__Problem__:
Retype exactly what appears below from the line containing "What seaborn and" down to the line containing "ax.spines[s].set_linewidth(1)", keeping both end lines. Do not include pictures.

Plotting code records
● ● ●
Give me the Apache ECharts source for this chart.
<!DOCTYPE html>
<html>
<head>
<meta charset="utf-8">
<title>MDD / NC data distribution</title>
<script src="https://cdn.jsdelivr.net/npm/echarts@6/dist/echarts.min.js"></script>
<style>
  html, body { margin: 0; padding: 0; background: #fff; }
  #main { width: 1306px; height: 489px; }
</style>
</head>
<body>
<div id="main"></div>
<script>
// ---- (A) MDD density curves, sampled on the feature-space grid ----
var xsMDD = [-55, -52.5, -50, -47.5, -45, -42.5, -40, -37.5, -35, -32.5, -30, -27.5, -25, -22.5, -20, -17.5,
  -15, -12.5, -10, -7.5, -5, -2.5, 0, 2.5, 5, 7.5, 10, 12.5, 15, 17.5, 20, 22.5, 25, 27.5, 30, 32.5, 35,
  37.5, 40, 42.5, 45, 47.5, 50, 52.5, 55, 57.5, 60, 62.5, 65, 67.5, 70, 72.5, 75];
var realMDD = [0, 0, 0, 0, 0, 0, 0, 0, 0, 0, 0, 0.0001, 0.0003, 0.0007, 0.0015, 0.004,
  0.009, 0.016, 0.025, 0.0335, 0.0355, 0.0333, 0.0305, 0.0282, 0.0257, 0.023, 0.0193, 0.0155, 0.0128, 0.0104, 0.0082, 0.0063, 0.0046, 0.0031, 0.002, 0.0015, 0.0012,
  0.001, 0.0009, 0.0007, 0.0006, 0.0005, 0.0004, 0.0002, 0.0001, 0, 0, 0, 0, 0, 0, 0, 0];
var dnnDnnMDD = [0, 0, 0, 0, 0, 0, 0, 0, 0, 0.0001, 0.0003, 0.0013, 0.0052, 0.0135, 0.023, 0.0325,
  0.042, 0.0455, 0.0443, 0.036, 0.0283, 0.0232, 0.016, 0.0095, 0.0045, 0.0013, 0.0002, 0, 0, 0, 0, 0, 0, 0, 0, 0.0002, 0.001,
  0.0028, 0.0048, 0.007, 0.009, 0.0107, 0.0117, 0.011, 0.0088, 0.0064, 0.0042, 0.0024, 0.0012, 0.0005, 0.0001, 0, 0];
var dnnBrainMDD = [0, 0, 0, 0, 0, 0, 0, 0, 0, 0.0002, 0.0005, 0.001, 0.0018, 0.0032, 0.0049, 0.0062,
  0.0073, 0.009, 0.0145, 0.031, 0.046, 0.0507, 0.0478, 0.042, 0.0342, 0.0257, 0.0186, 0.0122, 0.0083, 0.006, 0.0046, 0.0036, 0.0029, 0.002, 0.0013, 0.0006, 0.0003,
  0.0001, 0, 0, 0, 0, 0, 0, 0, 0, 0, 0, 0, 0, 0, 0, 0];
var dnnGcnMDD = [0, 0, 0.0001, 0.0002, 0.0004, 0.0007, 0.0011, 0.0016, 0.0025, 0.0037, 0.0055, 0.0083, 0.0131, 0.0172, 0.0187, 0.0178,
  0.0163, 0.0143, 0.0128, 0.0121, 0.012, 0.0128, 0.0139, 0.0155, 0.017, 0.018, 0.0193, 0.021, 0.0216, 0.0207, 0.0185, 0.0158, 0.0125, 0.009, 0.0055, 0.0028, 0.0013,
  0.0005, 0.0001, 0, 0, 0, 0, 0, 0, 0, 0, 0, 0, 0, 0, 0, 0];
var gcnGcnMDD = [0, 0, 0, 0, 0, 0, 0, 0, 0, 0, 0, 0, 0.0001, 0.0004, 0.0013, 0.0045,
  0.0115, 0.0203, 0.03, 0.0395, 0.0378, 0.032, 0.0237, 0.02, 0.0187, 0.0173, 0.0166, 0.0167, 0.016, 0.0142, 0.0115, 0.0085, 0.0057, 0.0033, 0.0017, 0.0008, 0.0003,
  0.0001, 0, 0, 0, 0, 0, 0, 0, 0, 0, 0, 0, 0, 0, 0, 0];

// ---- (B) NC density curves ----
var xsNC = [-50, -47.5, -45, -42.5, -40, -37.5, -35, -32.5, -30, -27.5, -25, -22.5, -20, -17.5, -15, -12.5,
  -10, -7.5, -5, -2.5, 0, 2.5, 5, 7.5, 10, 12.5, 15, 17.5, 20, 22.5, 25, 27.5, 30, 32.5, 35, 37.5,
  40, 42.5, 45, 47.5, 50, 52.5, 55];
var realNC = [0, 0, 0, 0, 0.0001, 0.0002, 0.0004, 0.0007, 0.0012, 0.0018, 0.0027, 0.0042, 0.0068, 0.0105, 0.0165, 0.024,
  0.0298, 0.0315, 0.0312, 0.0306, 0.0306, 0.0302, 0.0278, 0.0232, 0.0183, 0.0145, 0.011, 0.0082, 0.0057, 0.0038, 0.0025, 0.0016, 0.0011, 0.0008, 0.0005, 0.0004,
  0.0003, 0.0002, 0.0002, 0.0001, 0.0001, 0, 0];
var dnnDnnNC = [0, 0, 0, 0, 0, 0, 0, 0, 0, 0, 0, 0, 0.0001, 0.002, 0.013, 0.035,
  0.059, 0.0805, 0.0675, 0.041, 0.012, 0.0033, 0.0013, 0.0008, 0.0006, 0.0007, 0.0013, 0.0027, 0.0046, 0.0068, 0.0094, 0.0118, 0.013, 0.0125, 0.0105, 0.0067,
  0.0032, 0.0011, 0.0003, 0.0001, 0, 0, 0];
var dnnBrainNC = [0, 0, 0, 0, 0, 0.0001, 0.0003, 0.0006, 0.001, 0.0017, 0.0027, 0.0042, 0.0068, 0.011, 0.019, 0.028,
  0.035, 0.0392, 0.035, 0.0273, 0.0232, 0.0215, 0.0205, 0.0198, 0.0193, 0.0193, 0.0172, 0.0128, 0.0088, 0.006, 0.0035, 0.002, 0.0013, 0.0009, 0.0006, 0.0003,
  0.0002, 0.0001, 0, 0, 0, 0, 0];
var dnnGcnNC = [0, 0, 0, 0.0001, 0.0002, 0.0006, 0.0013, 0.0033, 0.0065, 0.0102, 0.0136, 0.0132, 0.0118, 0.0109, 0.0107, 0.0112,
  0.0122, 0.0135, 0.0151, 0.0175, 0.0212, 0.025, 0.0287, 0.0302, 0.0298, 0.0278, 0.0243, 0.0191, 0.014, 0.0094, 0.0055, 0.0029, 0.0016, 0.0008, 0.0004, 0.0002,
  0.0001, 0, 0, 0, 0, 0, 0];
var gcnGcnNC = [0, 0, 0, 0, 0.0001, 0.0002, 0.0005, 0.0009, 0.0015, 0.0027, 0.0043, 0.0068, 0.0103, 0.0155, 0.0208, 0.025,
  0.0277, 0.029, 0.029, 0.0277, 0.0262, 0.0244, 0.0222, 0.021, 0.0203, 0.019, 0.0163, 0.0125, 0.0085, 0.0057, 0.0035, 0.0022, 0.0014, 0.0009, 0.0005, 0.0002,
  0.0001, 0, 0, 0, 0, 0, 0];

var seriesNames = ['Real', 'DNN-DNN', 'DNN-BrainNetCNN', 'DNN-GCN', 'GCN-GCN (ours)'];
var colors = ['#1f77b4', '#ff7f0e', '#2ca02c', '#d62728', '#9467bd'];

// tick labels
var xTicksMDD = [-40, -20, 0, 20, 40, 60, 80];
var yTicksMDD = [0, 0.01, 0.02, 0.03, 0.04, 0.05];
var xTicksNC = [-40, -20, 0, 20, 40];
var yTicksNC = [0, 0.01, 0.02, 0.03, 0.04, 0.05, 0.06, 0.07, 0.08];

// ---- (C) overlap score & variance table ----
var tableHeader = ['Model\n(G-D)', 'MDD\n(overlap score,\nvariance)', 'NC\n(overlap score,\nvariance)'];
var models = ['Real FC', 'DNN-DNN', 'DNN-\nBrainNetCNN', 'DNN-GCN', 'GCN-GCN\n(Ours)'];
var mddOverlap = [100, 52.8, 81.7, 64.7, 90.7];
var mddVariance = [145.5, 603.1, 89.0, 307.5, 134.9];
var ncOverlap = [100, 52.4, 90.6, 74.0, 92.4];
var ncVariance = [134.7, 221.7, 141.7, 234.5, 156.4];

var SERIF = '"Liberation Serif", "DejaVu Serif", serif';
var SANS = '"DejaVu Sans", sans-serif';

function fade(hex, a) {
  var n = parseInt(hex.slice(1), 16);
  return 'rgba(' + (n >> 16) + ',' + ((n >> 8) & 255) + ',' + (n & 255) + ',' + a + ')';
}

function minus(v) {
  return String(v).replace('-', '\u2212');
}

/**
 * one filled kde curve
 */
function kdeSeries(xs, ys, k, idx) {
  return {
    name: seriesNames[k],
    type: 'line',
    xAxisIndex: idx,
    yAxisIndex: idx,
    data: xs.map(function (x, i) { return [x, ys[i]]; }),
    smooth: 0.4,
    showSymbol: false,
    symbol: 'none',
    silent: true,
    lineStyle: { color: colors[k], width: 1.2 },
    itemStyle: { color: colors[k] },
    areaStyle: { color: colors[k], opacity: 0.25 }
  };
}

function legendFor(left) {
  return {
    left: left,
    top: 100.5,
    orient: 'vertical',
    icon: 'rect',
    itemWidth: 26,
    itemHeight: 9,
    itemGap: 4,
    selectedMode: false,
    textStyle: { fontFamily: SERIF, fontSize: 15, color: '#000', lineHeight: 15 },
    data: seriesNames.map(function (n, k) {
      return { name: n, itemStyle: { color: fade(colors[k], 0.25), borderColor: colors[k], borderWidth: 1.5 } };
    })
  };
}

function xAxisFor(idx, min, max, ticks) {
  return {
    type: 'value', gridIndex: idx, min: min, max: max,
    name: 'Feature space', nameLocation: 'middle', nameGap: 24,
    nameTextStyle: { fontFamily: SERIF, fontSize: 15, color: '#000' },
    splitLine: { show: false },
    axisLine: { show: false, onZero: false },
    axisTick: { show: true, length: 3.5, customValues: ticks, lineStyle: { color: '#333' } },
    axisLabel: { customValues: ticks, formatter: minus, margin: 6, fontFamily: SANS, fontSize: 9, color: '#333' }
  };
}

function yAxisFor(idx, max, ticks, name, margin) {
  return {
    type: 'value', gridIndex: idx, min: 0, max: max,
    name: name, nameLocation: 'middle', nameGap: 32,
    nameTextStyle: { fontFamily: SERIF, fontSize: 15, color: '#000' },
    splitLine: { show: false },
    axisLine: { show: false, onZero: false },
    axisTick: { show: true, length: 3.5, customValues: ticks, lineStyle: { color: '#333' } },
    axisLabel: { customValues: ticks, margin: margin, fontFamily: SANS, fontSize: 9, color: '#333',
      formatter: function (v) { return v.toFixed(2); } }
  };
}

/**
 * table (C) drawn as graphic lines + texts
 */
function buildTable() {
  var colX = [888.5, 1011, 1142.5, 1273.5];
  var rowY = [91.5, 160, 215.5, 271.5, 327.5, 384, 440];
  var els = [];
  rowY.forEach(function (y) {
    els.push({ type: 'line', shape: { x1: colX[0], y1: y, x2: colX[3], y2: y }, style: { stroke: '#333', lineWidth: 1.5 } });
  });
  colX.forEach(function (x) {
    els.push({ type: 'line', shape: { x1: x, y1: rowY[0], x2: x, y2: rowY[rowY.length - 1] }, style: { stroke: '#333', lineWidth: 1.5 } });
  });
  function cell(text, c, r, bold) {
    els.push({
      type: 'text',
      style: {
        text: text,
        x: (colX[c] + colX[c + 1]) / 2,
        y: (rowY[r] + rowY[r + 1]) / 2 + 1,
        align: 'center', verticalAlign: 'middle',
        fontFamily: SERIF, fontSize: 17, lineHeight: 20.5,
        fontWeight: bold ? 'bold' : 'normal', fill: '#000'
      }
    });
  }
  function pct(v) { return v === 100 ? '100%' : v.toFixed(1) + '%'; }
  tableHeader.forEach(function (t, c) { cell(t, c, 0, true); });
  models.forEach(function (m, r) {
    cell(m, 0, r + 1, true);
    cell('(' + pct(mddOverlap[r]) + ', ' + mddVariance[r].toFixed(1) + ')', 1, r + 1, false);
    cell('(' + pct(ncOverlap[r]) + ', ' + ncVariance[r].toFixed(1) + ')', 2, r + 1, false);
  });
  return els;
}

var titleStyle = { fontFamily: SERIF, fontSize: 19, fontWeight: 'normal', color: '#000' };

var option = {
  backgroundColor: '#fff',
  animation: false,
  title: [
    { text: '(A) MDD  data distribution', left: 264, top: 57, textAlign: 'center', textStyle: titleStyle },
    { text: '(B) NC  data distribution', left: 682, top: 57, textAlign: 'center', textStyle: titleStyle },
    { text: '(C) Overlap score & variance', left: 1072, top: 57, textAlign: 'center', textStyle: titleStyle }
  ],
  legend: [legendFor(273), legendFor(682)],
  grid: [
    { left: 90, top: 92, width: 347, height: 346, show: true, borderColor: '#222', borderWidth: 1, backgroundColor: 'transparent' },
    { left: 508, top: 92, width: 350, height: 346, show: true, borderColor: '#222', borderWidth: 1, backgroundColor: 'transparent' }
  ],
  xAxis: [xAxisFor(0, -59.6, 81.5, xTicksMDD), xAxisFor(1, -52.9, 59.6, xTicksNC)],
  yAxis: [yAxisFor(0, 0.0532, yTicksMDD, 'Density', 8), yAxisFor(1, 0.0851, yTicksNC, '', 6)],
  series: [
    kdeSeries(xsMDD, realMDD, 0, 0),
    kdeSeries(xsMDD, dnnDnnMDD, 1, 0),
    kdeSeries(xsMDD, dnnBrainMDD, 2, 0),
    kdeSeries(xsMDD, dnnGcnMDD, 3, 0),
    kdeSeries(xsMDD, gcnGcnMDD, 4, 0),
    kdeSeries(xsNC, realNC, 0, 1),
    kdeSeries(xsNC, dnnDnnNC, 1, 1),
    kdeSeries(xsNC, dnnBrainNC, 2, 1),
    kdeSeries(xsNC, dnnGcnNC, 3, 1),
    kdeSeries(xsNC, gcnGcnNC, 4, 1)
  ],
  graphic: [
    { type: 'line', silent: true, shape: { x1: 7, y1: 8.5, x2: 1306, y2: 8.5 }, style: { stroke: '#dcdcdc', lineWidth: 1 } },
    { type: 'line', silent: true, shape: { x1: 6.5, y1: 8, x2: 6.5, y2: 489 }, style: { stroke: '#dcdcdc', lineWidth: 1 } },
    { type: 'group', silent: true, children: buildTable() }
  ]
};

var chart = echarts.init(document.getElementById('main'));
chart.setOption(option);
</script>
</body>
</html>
● ● ●
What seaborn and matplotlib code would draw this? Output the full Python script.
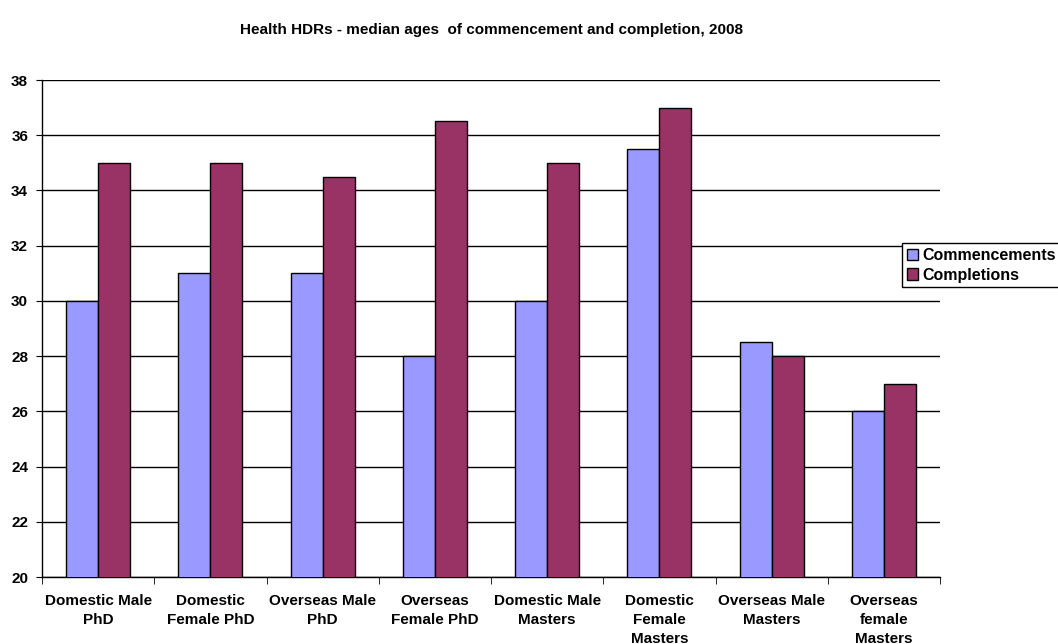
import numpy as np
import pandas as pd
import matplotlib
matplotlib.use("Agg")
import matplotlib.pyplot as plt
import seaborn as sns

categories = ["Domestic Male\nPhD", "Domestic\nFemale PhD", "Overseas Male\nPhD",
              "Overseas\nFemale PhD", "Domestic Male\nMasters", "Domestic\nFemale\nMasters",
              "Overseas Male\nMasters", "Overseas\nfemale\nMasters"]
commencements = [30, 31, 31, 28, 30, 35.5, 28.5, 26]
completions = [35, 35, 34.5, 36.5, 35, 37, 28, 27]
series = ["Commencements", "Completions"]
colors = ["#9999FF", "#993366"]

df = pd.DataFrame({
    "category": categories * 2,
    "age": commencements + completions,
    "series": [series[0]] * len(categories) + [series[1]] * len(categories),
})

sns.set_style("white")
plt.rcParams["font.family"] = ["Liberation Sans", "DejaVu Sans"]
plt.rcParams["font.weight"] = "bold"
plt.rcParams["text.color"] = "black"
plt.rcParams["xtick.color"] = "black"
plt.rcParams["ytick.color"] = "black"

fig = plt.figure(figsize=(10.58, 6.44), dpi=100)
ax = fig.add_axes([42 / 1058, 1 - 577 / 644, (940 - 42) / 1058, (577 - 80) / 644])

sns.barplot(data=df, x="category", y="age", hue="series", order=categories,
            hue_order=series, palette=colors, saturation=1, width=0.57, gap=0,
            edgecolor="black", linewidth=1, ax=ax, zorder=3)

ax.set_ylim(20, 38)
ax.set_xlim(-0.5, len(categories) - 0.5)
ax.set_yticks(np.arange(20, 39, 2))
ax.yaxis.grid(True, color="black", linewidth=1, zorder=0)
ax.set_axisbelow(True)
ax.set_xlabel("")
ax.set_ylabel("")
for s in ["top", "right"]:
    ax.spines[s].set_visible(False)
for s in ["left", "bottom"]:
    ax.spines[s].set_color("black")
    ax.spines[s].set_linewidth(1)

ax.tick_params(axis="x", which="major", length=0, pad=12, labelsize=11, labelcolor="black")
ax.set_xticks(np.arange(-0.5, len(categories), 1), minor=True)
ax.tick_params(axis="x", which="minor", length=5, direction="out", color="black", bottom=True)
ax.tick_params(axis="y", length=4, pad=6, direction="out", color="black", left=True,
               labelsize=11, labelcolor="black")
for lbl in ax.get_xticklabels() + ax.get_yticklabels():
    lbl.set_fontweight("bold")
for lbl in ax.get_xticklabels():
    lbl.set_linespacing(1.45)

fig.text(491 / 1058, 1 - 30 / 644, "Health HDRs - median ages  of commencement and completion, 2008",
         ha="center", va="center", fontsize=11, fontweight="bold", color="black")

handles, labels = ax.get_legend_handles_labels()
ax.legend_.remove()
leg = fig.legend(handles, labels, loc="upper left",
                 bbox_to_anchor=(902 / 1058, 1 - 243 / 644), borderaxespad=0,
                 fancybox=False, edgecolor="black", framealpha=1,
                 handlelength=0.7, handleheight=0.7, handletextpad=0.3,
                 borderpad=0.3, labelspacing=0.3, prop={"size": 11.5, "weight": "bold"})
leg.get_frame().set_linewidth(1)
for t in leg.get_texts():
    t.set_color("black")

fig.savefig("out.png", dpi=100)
● ● ●
__Result of this task__:
What seaborn and matplotlib code would draw this? Output the full Python script.
import numpy as np
import pandas as pd
import matplotlib
matplotlib.use("Agg")
import matplotlib.pyplot as plt
import seaborn as sns

categories = ["Domestic Male\nPhD", "Domestic\nFemale PhD", "Overseas Male\nPhD",
              "Overseas\nFemale PhD", "Domestic Male\nMasters", "Domestic\nFemale\nMasters",
              "Overseas Male\nMasters", "Overseas\nfemale\nMasters"]
commencements = [30, 31, 31, 28, 30, 35.5, 28.5, 26]
completions = [35, 35, 34.5, 36.5, 35, 37, 28, 27]
series = ["Commencements", "Completions"]
colors = ["#9999FF", "#993366"]

df = pd.DataFrame({
    "category": categories * 2,
    "age": commencements + completions,
    "series": [series[0]] * len(categories) + [series[1]] * len(categories),
})

sns.set_style("white")
plt.rcParams["font.family"] = ["Liberation Sans", "DejaVu Sans"]
plt.rcParams["font.weight"] = "bold"
plt.rcParams["text.color"] = "black"
plt.rcParams["xtick.color"] = "black"
plt.rcParams["ytick.color"] = "black"

fig = plt.figure(figsize=(10.58, 6.44), dpi=100)
ax = fig.add_axes([42 / 1058, 1 - 577 / 644, (940 - 42) / 1058, (577 - 80) / 644])

sns.barplot(data=df, x="category", y="age", hue="series", order=categories,
            hue_order=series, palette=colors, saturation=1, width=0.57, gap=0,
            edgecolor="black", linewidth=1, ax=ax, zorder=3)

ax.set_ylim(20, 38)
ax.set_xlim(-0.5, len(categories) - 0.5)
ax.set_yticks(np.arange(20, 39, 2))
ax.yaxis.grid(True, color="black", linewidth=1, zorder=0)
ax.set_axisbelow(True)
ax.set_xlabel("")
ax.set_ylabel("")
for s in ["top", "right"]:
    ax.spines[s].set_visible(False)
for s in ["left", "bottom"]:
    ax.spines[s].set_color("black")
    ax.spines[s].set_linewidth(1)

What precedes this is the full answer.